Show that $\log(\det(H_1)) ≤ \log(\det(H_2)) + \operatorname{tr}[H^{-1}_2H_1]−N$ for all positive semidefinite matrices $H_1,H_2 \in C^N$

Question

Show that $\log(\det(H_1)) ≤ \log(\det(H_2)) + \operatorname{tr}[H^{-1}_2H_1]−N$ for all positive semidefinite matrices $H_1,H_2 \in C^N$.

We know that all positive semidefinite matrices are singular and so the determinant is zero and as such they are not invertible. It is clear from the expression that $\log(\det(H_1)) = \log(\det(H_2)) = \log(0) = -\infty$.

Also in the right hand side, inverse of $H_2$ does not exist.

I would be grateful if someone can through some light how to proceed with this proof. Is there any specific property of positive semidefinite matrix to handle this?

Answer 1

We consider that $H_1,H_2\in S_n^{>0}$ (they are $>0$); the other cases have not any interest.

Let $f:Z\in S_n^{>0}\rightarrow tr(H_2^{-1}Z)-\log(\det(Z))+\log(\det(H_2)-n$. We show that the minimum of $f$ is $0$.

The derivative is $Df_{Z}:K\in S_n\rightarrow tr(H_2^{-1}K)-tr(KZ^{-1})=tr(K(H_2^{-1}-Z^{-1}))$ (indeed, the tangent space to $S_n^{>0}$ in $Z$ is $S_n$, the space of symmetric matrices). Thus $Df_{Z}=0$ iff for every symmetric $K$, $tr(K(H_2^{-1}-Z^{-1}))=0$.

Finally, $H_2^{-1}-Z^{-1}$ is in the orthogonal of $S_n$, that is the space of skew symmetric matrices. That implies $H_2^{-1}=Z^{-1}$ or $Z=H_2$.

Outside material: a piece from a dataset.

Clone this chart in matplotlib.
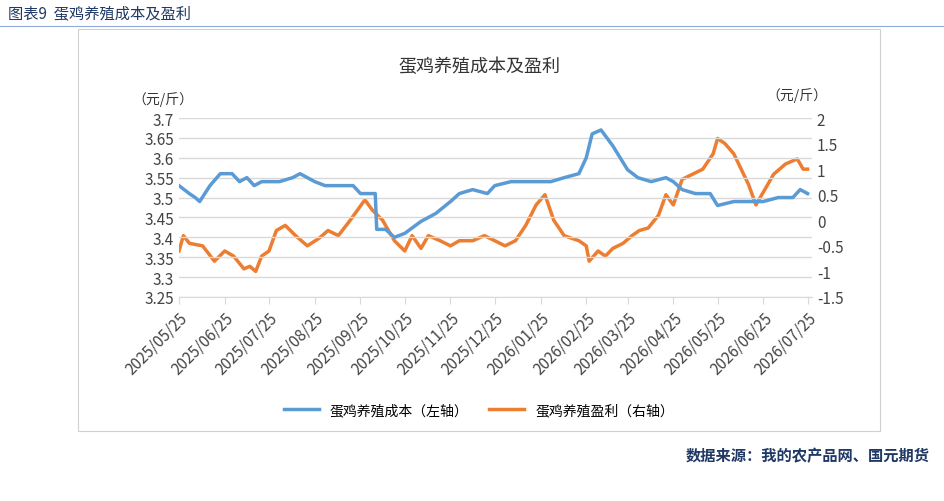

Then, if $f$ admits a local extremum, it is necessarily $f(H_2)=0$.

It suffices to show that $f$ is convex (note that $S_n^{>0}$ is convex).

The second derivative is

$D^2f_Z(K,L)=tr(KZ^{-1}LZ^{-1})$, where $K,L\in S_n$.

Then $D^2f_Z(K,K)=tr((KZ^{-1})^2)$. Since $Z^{-1}>0$ and $K\in S_n$, $KZ^{-1}$ has only real eigenvalues. Consequently $tr((KZ^{-1})^2)\geq 0$, $D^2f_Z(K,K)\geq 0$ and we are done. $\square$

Answer 2

If $H_1$ and $H_2$ are positive (i.e., $>0$), the inequality is equivalent to $$\log(\det(H_2^{-1}H_1))\leq \mathrm{Tr}(H_2^{-1}H_1) - N.$$ Notice that $\det(H_2^{-1}H_1) = \det(H_2^{-\frac12}H_1 H_2^{-\frac12})$ and $\mathrm{Tr}(H_2^{-1}H_1) = \mathrm{Tr}(H_2^{-\frac12}H_1 H_2^{-\frac12})$. Denote $H = H_2^{-\frac12}H_1 H_2^{-\frac12}$, the inequality is equivalent to $$\log \det(H) \leq \mathrm{Tr}(H) -N.$$ $H$ is positive, let $a_1, \ldots, a_N$ denote its eigenvalues. Then $\det(H) = a_1 \cdots a_N$ and $\mathrm{Tr}(H) = a_1+ \cdots + a_N$. The inequality is followed from the elementary inequaly $\log x \leq x-1$ for $x >0$.